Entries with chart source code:
——————————

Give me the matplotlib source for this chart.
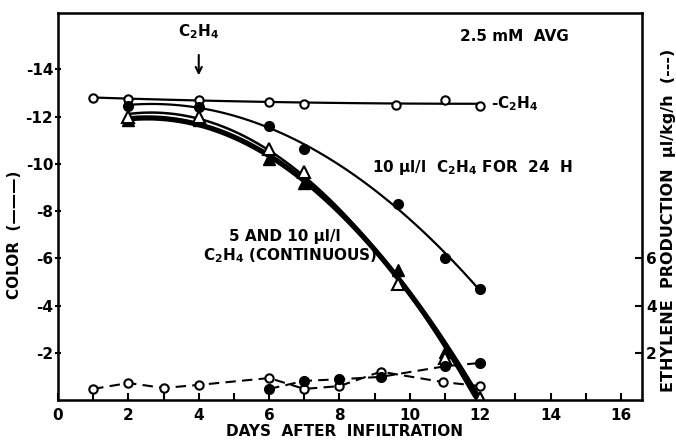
import matplotlib
matplotlib.use('Agg')
import matplotlib.pyplot as plt
import numpy as np

plt.rcParams['font.family'] = 'DejaVu Sans'
plt.rcParams['font.weight'] = 'bold'
plt.rcParams['mathtext.default'] = 'bf'
plt.rcParams['axes.unicode_minus'] = False

# color, no ethylene (open circles, solid)
days_ctrl = [1, 2, 4, 6, 7, 9.6, 11, 12]
color_ctrl = [-12.8, -12.77, -12.72, -12.64, -12.55, -12.5, -12.7, -12.47]

# color, 10 ul/l C2H4 for 24 h (filled circles, solid)
days_24h = [2, 4, 6, 7, 9.66, 11, 12]
color_24h = [-12.47, -12.43, -11.62, -10.64, -8.3, -6.0, -4.72]

# color, continuous C2H4 (triangles)
days_tri = [2, 4, 6, 7, 9.65, 11, 12]
color_tri_10 = [-11.85, -11.85, -10.2, -9.2, -5.5, -2.05, -0.1]
color_tri_5 = [-12.0, -12.0, -10.65, -9.66, -4.93, -1.8, -0.1]

# ethylene production (dashed, right axis)
days_eth_open = [1, 2, 3, 4, 6, 7, 8, 9.17, 10.94, 12]
eth_open = [0.47, 0.72, 0.51, 0.64, 0.93, 0.47, 0.59, 1.2, 0.76, 0.59]
days_eth_fill = [6, 7, 8, 9.17, 11, 12]
eth_fill = [0.47, 0.81, 0.88, 0.98, 1.43, 1.57]

fig = plt.figure(figsize=(6.76, 4.42), dpi=100)
ax = fig.add_axes([0.0858, 0.095, 0.864, 0.876])


def fit_line(x, y, deg):
    xs = np.linspace(min(x), max(x), 100)
    return xs, np.polyval(np.polyfit(x, y, deg), xs)


xs, ys = fit_line(days_ctrl, color_ctrl, 2)
ax.plot(xs, ys, color='k', lw=1.6)
ax.plot(days_ctrl, color_ctrl, 'o', mfc='white', mec='k', mew=1.5, ms=6)

xs, ys = fit_line(days_24h, color_24h, 2)
ax.plot(xs, ys, color='k', lw=1.6)
ax.plot(days_24h, color_24h, 'o', color='k', ms=7)

xs, ys = fit_line(days_tri, color_tri_10, 2)
ax.plot(xs, np.minimum(ys, 0), color='k', lw=3.8)
xs, ys = fit_line(days_tri, color_tri_5, 2)
ax.plot(xs, np.minimum(ys, 0), color='k', lw=1.8)
ax.plot(days_tri, color_tri_10, '^', color='k', ms=8)
ax.plot(days_tri, color_tri_5, '^', mfc='white', mec='k', mew=1.5, ms=8)

ax.set_xlim(0, 16.6)
ax.set_ylim(0, -16.4)
ax.set_xticks(range(0, 17, 2))
ax.set_xticks(range(0, 17), minor=True)
ax.set_yticks([-2, -4, -6, -8, -10, -12, -14])
ax.tick_params(axis='x', which='both', direction='in', length=5, width=1.5, labelsize=11, pad=6)
ax.tick_params(axis='y', direction='inout', length=5, width=1.5, labelsize=11, pad=1)
for s in ax.spines.values():
    s.set_linewidth(1.8)

ax2 = ax.twinx()
ax2.set_ylim(0, 16.4)
ax2.plot(days_eth_open, eth_open, '--o', color='k', lw=1.5, dashes=(5, 3),
         mfc='white', mec='k', mew=1.5, ms=6)
ax2.plot(days_eth_fill, eth_fill, '--o', color='k', lw=1.5, dashes=(5, 3), ms=7)
ax2.set_yticks([2, 4, 6])
ax2.tick_params(axis='y', direction='in', length=5, width=1.5, labelsize=11, pad=3)

ax.annotate(r'C$_2$H$_4$', xy=(4, -13.75), xytext=(4, -15.6), ha='center', va='center',
            fontsize=11, arrowprops=dict(arrowstyle='->', lw=1.5, color='k', shrinkA=8, shrinkB=0))
ax.text(12.98, -15.4, '2.5 mM  AVG', ha='center', va='center', fontsize=11)
ax.text(12.3, -12.55, r'-C$_2$H$_4$', ha='left', va='center', fontsize=11)
ax.text(8.92, -9.85, r'10 µl/l  C$_2$H$_4$ FOR  24  H', ha='left', va='center', fontsize=11)
ax.text(6.45, -6.92, r'5 AND 10 µl/l', ha='center', va='center', fontsize=11)
ax.text(6.6, -6.1, r'C$_2$H$_4$ (CONTINUOUS)', ha='center', va='center', fontsize=11)

fig.text(344 / 676, 1 - 431 / 442, 'DAYS  AFTER  INFILTRATION', ha='center', va='center', fontsize=11)
fig.text(15 / 676, 1 - 235 / 442, 'COLOR  (———)', rotation=90, ha='center', va='center', fontsize=11)
fig.text(668 / 676, 1 - 220 / 442, 'ETHYLENE  PRODUCTION  µl/kg/h  (---)', rotation=90,
         ha='center', va='center', fontsize=11.5)

fig.savefig('out.png', dpi=100)
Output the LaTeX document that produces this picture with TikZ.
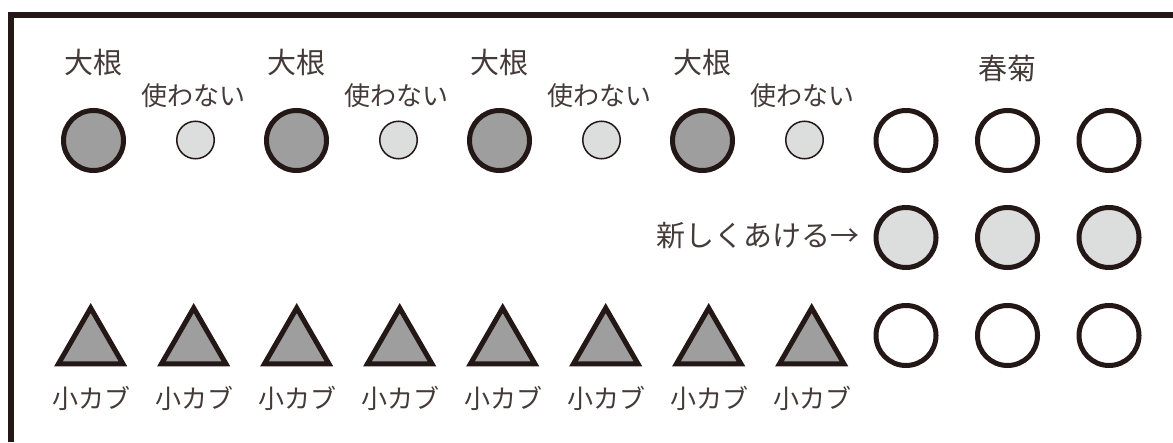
\documentclass[tikz,border=0pt]{standalone}
\usepackage{fontspec}
\setmainfont{Noto Sans CJK JP}
\usetikzlibrary{shapes.geometric}
\definecolor{ink}{HTML}{231815}
\definecolor{darkfill}{HTML}{9E9E9F}
\definecolor{lightfill}{HTML}{DCDDDD}
\tikzset{
  bigdark/.style={circle,draw=ink,line width=5pt,fill=darkfill,minimum size=60pt,inner sep=0pt},
  smalllight/.style={circle,draw=ink,line width=1.5pt,fill=lightfill,minimum size=37.5pt,inner sep=0pt},
  openring/.style={circle,draw=ink,line width=5pt,fill=white,minimum size=60pt,inner sep=0pt},
  newring/.style={circle,draw=ink,line width=5pt,fill=lightfill,minimum size=60pt,inner sep=0pt},
  tri/.style={regular polygon,regular polygon sides=3,draw=ink,line width=5pt,fill=darkfill,minimum size=74.4pt,inner sep=0pt},
  biglabel/.style={text=ink!85,font=\fontsize{29pt}{29pt}\selectfont,inner sep=0pt},
  smalllabel/.style={text=ink!85,font=\fontsize{26pt}{26pt}\selectfont,inner sep=0pt},
  frame/.style={draw=ink,line width=6pt}
}
\begin{document}
\begin{tikzpicture}[x=1pt,y=-1pt]
\useasboundingbox (0,0) rectangle (1173,442);
\coordinate (fbl) at (11,442);
\coordinate (ftl) at (11,15);
\coordinate (ftr) at (1173,15);
\draw[frame] (fbl) -- (ftl) -- (ftr);
% radish and unused
\foreach \i in {0,1,2,3}{
  \node[bigdark] (d\i) at ({93.5+203*\i},140.5) {};
  \node[biglabel] (dl\i) at ({93.5+203*\i},63) {大根};
  \node[smalllight] (u\i) at ({195.5+203*\i},140) {};
  \node[smalllabel] (ul\i) at ({193.5+203*\i},95.5) {使わない};
}
% turnips
\foreach \i in {0,...,7}{
  \node[tri] (t\i) at ({90.7+103*\i},345.2) {};
  \node[smalllabel] (tl\i) at ({91.5+103*\i},398) {小カブ};
}
% shungiku
\node[biglabel] (sl) at (1007.5,68) {春菊};
\foreach \j/\x in {0/906,1/1007.5,2/1109}{
  \node[openring] (a\j) at (\x,140.5) {};
  \node[newring] (b\j) at (\x,237.5) {};
  \node[openring] (c\j) at (\x,335.5) {};
}
\node[biglabel,anchor=east] (nl) at (860,236) {新しくあける→};
\end{tikzpicture}
\end{document}
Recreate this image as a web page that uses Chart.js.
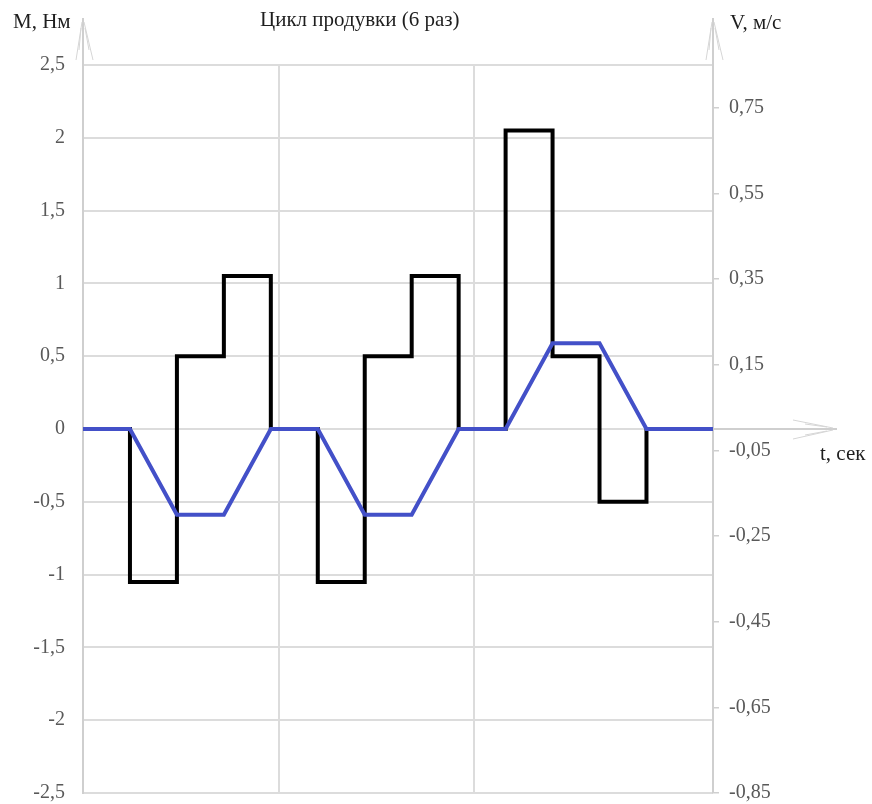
<!DOCTYPE html>
<html>
<head>
<meta charset="utf-8">
<script src="https://cdn.jsdelivr.net/npm/chart.js@4.4.1/dist/chart.umd.min.js"></script>
<style>
  html, body { margin: 0; padding: 0; background: #fff; overflow: hidden; }
  #wrap { width: 872px; height: 804px; position: relative; overflow: hidden; }
  #c { display: block; }
</style>
</head>
<body>
<div id="wrap"><canvas id="c" width="872" height="823"></canvas></div>
<script>
// Time points of the blow-off cycle, s
const times = [0, 0.12, 0.24, 0.36, 0.48, 0.60, 0.72, 0.84, 0.96, 1.08, 1.20, 1.32, 1.44, 1.61];
// Motor torque M, N·m (held constant until the next time point)
const torque = [0, -1.05, 0.5, 1.05, 0, -1.05, 0.5, 1.05, 0, 2.05, 0.5, -0.5, 0, 0];
// Carriage speed V, m/s
const velocity = [0, 0, -0.2, -0.2, 0, 0, -0.2, -0.2, 0, 0, 0.2, 0.2, 0, 0];

// Axis tick values
const torqueTicks = [-2.5, -2, -1.5, -1, -0.5, 0, 0.5, 1, 1.5, 2, 2.5];
const speedTicks = [-0.85, -0.65, -0.45, -0.25, -0.05, 0.15, 0.35, 0.55, 0.75];
const timeGrid = [0, 0.5, 1.0];

const titleText = 'Цикл продувки (6 раз)';
const torqueLabel = 'M, Нм';
const speedLabel = 'V, м/с';
const timeLabel = 't, сек';

const serif = "'Liberation Serif', 'Times New Roman', serif";
const fmt = v => String(Math.round(v * 100) / 100).replace('.', ',');
const toPts = (xs, ys) => xs.map((x, i) => ({ x: x, y: ys[i] }));

// Axis arrows and captions
const decor = {
  id: 'decor',
  afterDraw(chart) {
    const ctx = chart.ctx;
    const a = chart.chartArea;
    const y0 = chart.scales.y.getPixelForValue(0);
    ctx.save();
    ctx.lineCap = 'butt';

    const upArrow = (x) => {
      const tip = 18;
      ctx.strokeStyle = '#cfcfcf';
      ctx.lineWidth = 2;
      ctx.beginPath(); ctx.moveTo(x, a.top); ctx.lineTo(x, tip); ctx.stroke();
      ctx.strokeStyle = '#d6d6d6';
      ctx.lineWidth = 1;
      ctx.beginPath();
      ctx.moveTo(x - 1, tip + 4); ctx.lineTo(x - 7, tip + 42);
      ctx.moveTo(x + 1, tip + 4); ctx.lineTo(x + 10, tip + 42);
      ctx.moveTo(x - 2, tip + 10); ctx.lineTo(x - 4, tip + 32);
      ctx.moveTo(x + 2, tip + 10); ctx.lineTo(x + 6, tip + 32);
      ctx.stroke();
    };
    upArrow(a.left);
    upArrow(a.right);

    // time axis running past the right edge
    const tipX = a.right + 124;
    ctx.strokeStyle = '#cfcfcf';
    ctx.lineWidth = 2;
    ctx.beginPath(); ctx.moveTo(a.right, y0); ctx.lineTo(tipX, y0); ctx.stroke();
    ctx.strokeStyle = '#d6d6d6';
    ctx.lineWidth = 1;
    ctx.beginPath();
    ctx.moveTo(tipX - 4, y0 - 1); ctx.lineTo(tipX - 44, y0 - 9);
    ctx.moveTo(tipX - 4, y0 + 1); ctx.lineTo(tipX - 44, y0 + 10);
    ctx.moveTo(tipX - 10, y0 - 2); ctx.lineTo(tipX - 32, y0 - 5);
    ctx.moveTo(tipX - 10, y0 + 2); ctx.lineTo(tipX - 32, y0 + 6);
    ctx.stroke();

    ctx.fillStyle = '#1e1e1e';
    ctx.font = '21px ' + serif;
    ctx.textAlign = 'left';
    ctx.textBaseline = 'alphabetic';
    ctx.fillText(torqueLabel, 13, 28);
    ctx.fillText(titleText, 260, 26);
    ctx.fillText(speedLabel, 730, 29);
    ctx.fillText(timeLabel, 820, 460);
    ctx.restore();
  }
};

new Chart(document.getElementById('c'), {
  type: 'line',
  data: {
    datasets: [
      {
        label: 'V',
        data: toPts(times, velocity),
        yAxisID: 'y2',
        borderColor: '#4350c8',
        borderWidth: 4,
        pointRadius: 0,
        tension: 0,
        fill: false,
        order: 0
      },
      {
        label: 'M',
        data: toPts(times, torque),
        yAxisID: 'y',
        borderColor: '#000000',
        borderWidth: 4,
        borderJoinStyle: 'miter',
        stepped: 'before',
        pointRadius: 0,
        fill: false,
        order: 1
      }
    ]
  },
  options: {
    responsive: false,
    animation: false,
    layout: { padding: { top: 65, bottom: 0, left: 0, right: 0 } },
    plugins: {
      legend: { display: false },
      tooltip: { enabled: false },
      title: { display: false }
    },
    scales: {
      x: {
        type: 'linear',
        min: 0,
        max: times[times.length - 1],
        afterBuildTicks: s => { s.ticks = timeGrid.map(v => ({ value: v })); },
        afterFit: s => { s.height = 0; },
        ticks: { display: false },
        grid: { color: '#dcdcdc', lineWidth: 2, drawTicks: false },
        border: { display: false }
      },
      y: {
        position: 'left',
        min: -2.5,
        max: 2.5,
        afterBuildTicks: s => { s.ticks = torqueTicks.map(v => ({ value: v })); },
        afterFit: s => { s.width = 83; },
        ticks: {
          callback: v => fmt(v),
          color: '#595959',
          font: { family: serif, size: 20 },
          padding: 18
        },
        grid: { color: '#dcdcdc', lineWidth: 2, drawTicks: false },
        border: { display: true, color: '#cfcfcf', width: 2 }
      },
      y2: {
        position: 'right',
        min: -0.85,
        max: 0.85,
        afterBuildTicks: s => { s.ticks = speedTicks.map(v => ({ value: v })); },
        afterFit: s => { s.width = 159; },
        ticks: {
          callback: v => fmt(v),
          color: '#595959',
          font: { family: serif, size: 20 },
          padding: 10
        },
        grid: { drawOnChartArea: false, drawTicks: true, tickLength: 6, color: '#cfcfcf', lineWidth: 1.5 },
        border: { display: true, color: '#cfcfcf', width: 2 }
      }
    }
  },
  plugins: [decor]
});
</script>
</body>
</html>
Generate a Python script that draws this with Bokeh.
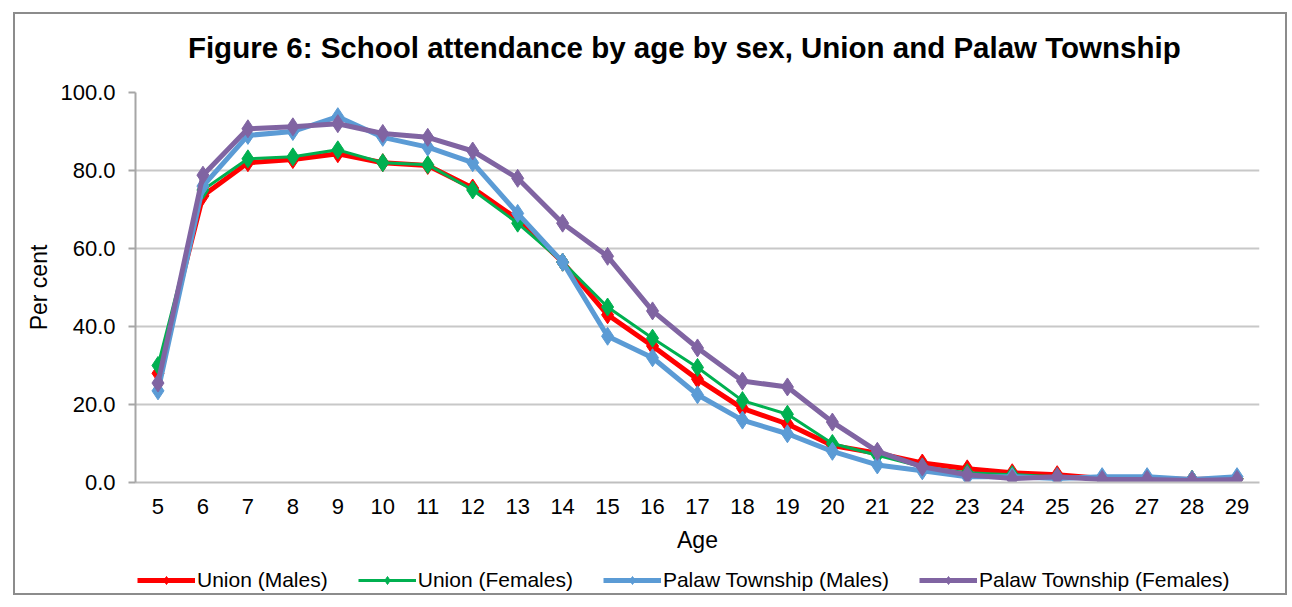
from bokeh.plotting import figure
from bokeh.layouts import column
from bokeh.models import Range1d, FixedTicker, Legend, LegendItem, NumeralTickFormatter, Label
from bokeh.embed import file_html
from bokeh.resources import INLINE

ages = list(range(5, 30))
union_males = [28.0, 73.5, 82.0, 82.8, 84.3, 82.0, 81.3, 75.5, 67.5, 56.5, 43.0, 35.0, 26.5, 19.0, 15.0,
               9.5, 7.5, 5.0, 3.5, 2.5, 2.0, 1.0, 1.0, 0.8, 1.0]
union_females = [30.0, 75.0, 83.0, 83.5, 85.3, 82.0, 81.5, 75.0, 66.5, 56.5, 45.0, 37.0, 29.5, 21.0, 17.5,
                 10.0, 7.0, 4.0, 2.5, 2.0, 1.5, 1.0, 1.0, 0.8, 1.0]
palaw_males = [23.5, 76.0, 89.0, 90.0, 93.8, 88.5, 86.0, 82.0, 69.0, 56.5, 37.5, 32.0, 22.5, 16.0, 12.5,
               8.0, 4.5, 3.0, 1.5, 1.5, 1.0, 1.5, 1.5, 0.8, 1.5]
palaw_females = [25.5, 78.8, 90.7, 91.2, 92.0, 89.5, 88.5, 85.0, 78.0, 66.5, 58.0, 44.0, 34.5, 26.0, 24.5,
                 15.5, 8.0, 4.0, 2.0, 1.0, 1.5, 0.8, 0.8, 0.5, 0.8]

series_values = [union_males, union_females, palaw_males, palaw_females]
series_colors = ["#FF0000", "#00B050", "#5B9BD5", "#8064A2"]
line_widths = [5, 3, 5, 5]
legend_labels = ["Union (Males)", "Union (Females)", "Palaw Township (Males)", "Palaw Township (Females)"]
y_ticks = [0, 20, 40, 60, 80, 100]
title_text = "Figure 6:  School attendance by age by sex, Union and Palaw  Township"

FONT = "Liberation Sans"


def strip(height):
    f = figure(width=1274, height=height, output_backend="svg", toolbar_location=None,
               x_range=Range1d(0, 1), y_range=Range1d(-10, -9),
               x_axis_location=None, y_axis_location=None,
               min_border_left=0, min_border_right=0, min_border_top=0, min_border_bottom=0)
    f.outline_line_color = None
    f.background_fill_color = None
    f.border_fill_color = None
    f.xgrid.grid_line_color = None
    f.ygrid.grid_line_color = None
    return f


# ---------------- title strip ----------------
t = strip(60)
t.add_layout(Label(x=557, y=25, x_units="screen", y_units="screen", text=title_text,
                   text_align="center", text_baseline="middle", text_font=FONT,
                   text_font_style="bold", text_font_size="29.5px", text_color="#000000"))

# ---------------- main chart ----------------
p = figure(width=1274, height=495, output_backend="svg", toolbar_location=None,
           x_range=Range1d(4.5, 29.5), y_range=Range1d(0, 100),
           min_border_left=122, min_border_right=28, min_border_top=20, min_border_bottom=85)
p.outline_line_color = None
p.background_fill_color = "white"
p.border_fill_color = None

for vals, col, lw in zip(series_values, series_colors, line_widths):
    p.line(ages, vals, line_color=col, line_width=lw)
    p.scatter(ages, vals, marker="diamond", size=18, fill_color=col, line_color=col)

p.xaxis.ticker = FixedTicker(ticks=ages)
p.yaxis.ticker = FixedTicker(ticks=y_ticks)
p.yaxis.formatter = NumeralTickFormatter(format="0.0")
for ax in (p.xaxis[0], p.yaxis[0]):
    ax.major_label_text_font = FONT
    ax.major_label_text_font_size = "22px"
    ax.major_label_text_color = "#000000"
    ax.axis_label_text_font = FONT
    ax.axis_label_text_font_size = "23px"
    ax.axis_label_text_font_style = "normal"
    ax.axis_label_text_color = "#000000"
    ax.minor_tick_line_color = None
    ax.major_tick_in = 0
p.xaxis.axis_label = "Age"
p.yaxis.axis_label = "Per cent"
p.xaxis.major_tick_out = 0
p.xaxis.major_label_standoff = 16
p.xaxis.axis_label_standoff = 10
p.xaxis.axis_line_color = "#BFBFBF"
p.xaxis.axis_line_width = 2
p.yaxis.major_tick_out = 7
p.yaxis.major_tick_line_color = "#A6A6A6"
p.yaxis.major_tick_line_width = 2
p.yaxis.major_label_standoff = 13
p.yaxis.axis_label_standoff = 5
p.yaxis.axis_line_color = "#A6A6A6"
p.yaxis.axis_line_width = 2

p.xgrid.grid_line_color = None
p.ygrid.grid_line_color = "#C8C8C8"
p.ygrid.grid_line_width = 2

# ---------------- legend strip (same series, ranges chosen so only the legend shows) ----------------
q = strip(28)
items = []
for vals, col, lw, lab in zip(series_values, series_colors, line_widths, legend_labels):
    r1 = q.line(ages, vals, line_color=col, line_width=lw)
    r2 = q.scatter(ages, vals, marker="diamond", size=18, fill_color=col, line_color=col)
    items.append(LegendItem(label=lab, renderers=[r1, r2]))

legend = Legend(items=items, orientation="horizontal", location=(2, 3),
                glyph_width=58, glyph_height=20, label_standoff=2, spacing=30,
                padding=0, margin=0, border_line_alpha=0, background_fill_alpha=0,
                label_text_font=FONT, label_text_font_size="21px", label_text_color="#000000")
q.add_layout(legend, "center")

layout = column(t, p, q, spacing=0,
                styles={"margin-left": "13px", "margin-top": "12px",
                        "box-shadow": "inset 0 0 0 2px #8C8C8C"})

open("out.html", "w").write(file_html(layout, INLINE))
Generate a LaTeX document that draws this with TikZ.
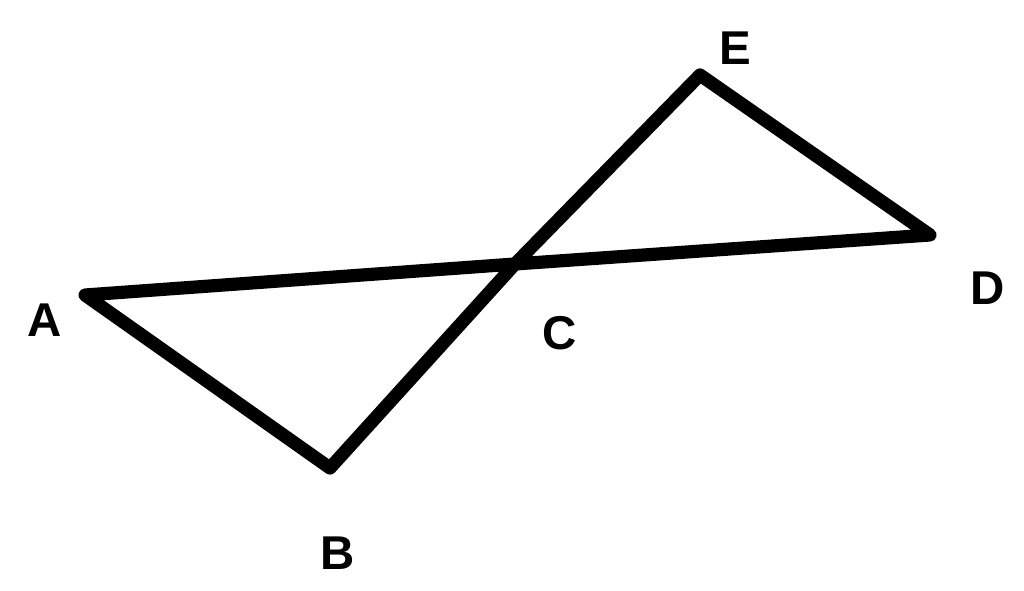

——————————

▸ **Exercise directions**
Pictures are not part of the copy. Write out only the lines from the one containing "Recreate this image" through the one containing "ctx.lineCap = 'butt';", exactly as they stand, both included.

▸ **Solution to this task**
Recreate this image as a web page that uses Chart.js.
<!DOCTYPE html>
<html>
<head>
<meta charset="utf-8">
<script src="https://cdn.jsdelivr.net/npm/chart.js@4.4.1/dist/chart.umd.min.js"></script>
<style>
  html, body { margin: 0; padding: 0; background: #fff; overflow: hidden; }
  #wrap { width: 872px; height: 804px; position: relative; overflow: hidden; }
  #c { display: block; }
</style>
</head>
<body>
<div id="wrap"><canvas id="c" width="872" height="823"></canvas></div>
<script>
// Time points of the blow-off cycle, s
const times = [0, 0.12, 0.24, 0.36, 0.48, 0.60, 0.72, 0.84, 0.96, 1.08, 1.20, 1.32, 1.44, 1.61];
// Motor torque M, N·m (held constant until the next time point)
const torque = [0, -1.05, 0.5, 1.05, 0, -1.05, 0.5, 1.05, 0, 2.05, 0.5, -0.5, 0, 0];
// Carriage speed V, m/s
const velocity = [0, 0, -0.2, -0.2, 0, 0, -0.2, -0.2, 0, 0, 0.2, 0.2, 0, 0];

// Axis tick values
const torqueTicks = [-2.5, -2, -1.5, -1, -0.5, 0, 0.5, 1, 1.5, 2, 2.5];
const speedTicks = [-0.85, -0.65, -0.45, -0.25, -0.05, 0.15, 0.35, 0.55, 0.75];
const timeGrid = [0, 0.5, 1.0];

const titleText = 'Цикл продувки (6 раз)';
const torqueLabel = 'M, Нм';
const speedLabel = 'V, м/с';
const timeLabel = 't, сек';

const serif = "'Liberation Serif', 'Times New Roman', serif";
const fmt = v => String(Math.round(v * 100) / 100).replace('.', ',');
const toPts = (xs, ys) => xs.map((x, i) => ({ x: x, y: ys[i] }));

// Axis arrows and captions
const decor = {
  id: 'decor',
  afterDraw(chart) {
    const ctx = chart.ctx;
    const a = chart.chartArea;
    const y0 = chart.scales.y.getPixelForValue(0);
    ctx.save();
    ctx.lineCap = 'butt';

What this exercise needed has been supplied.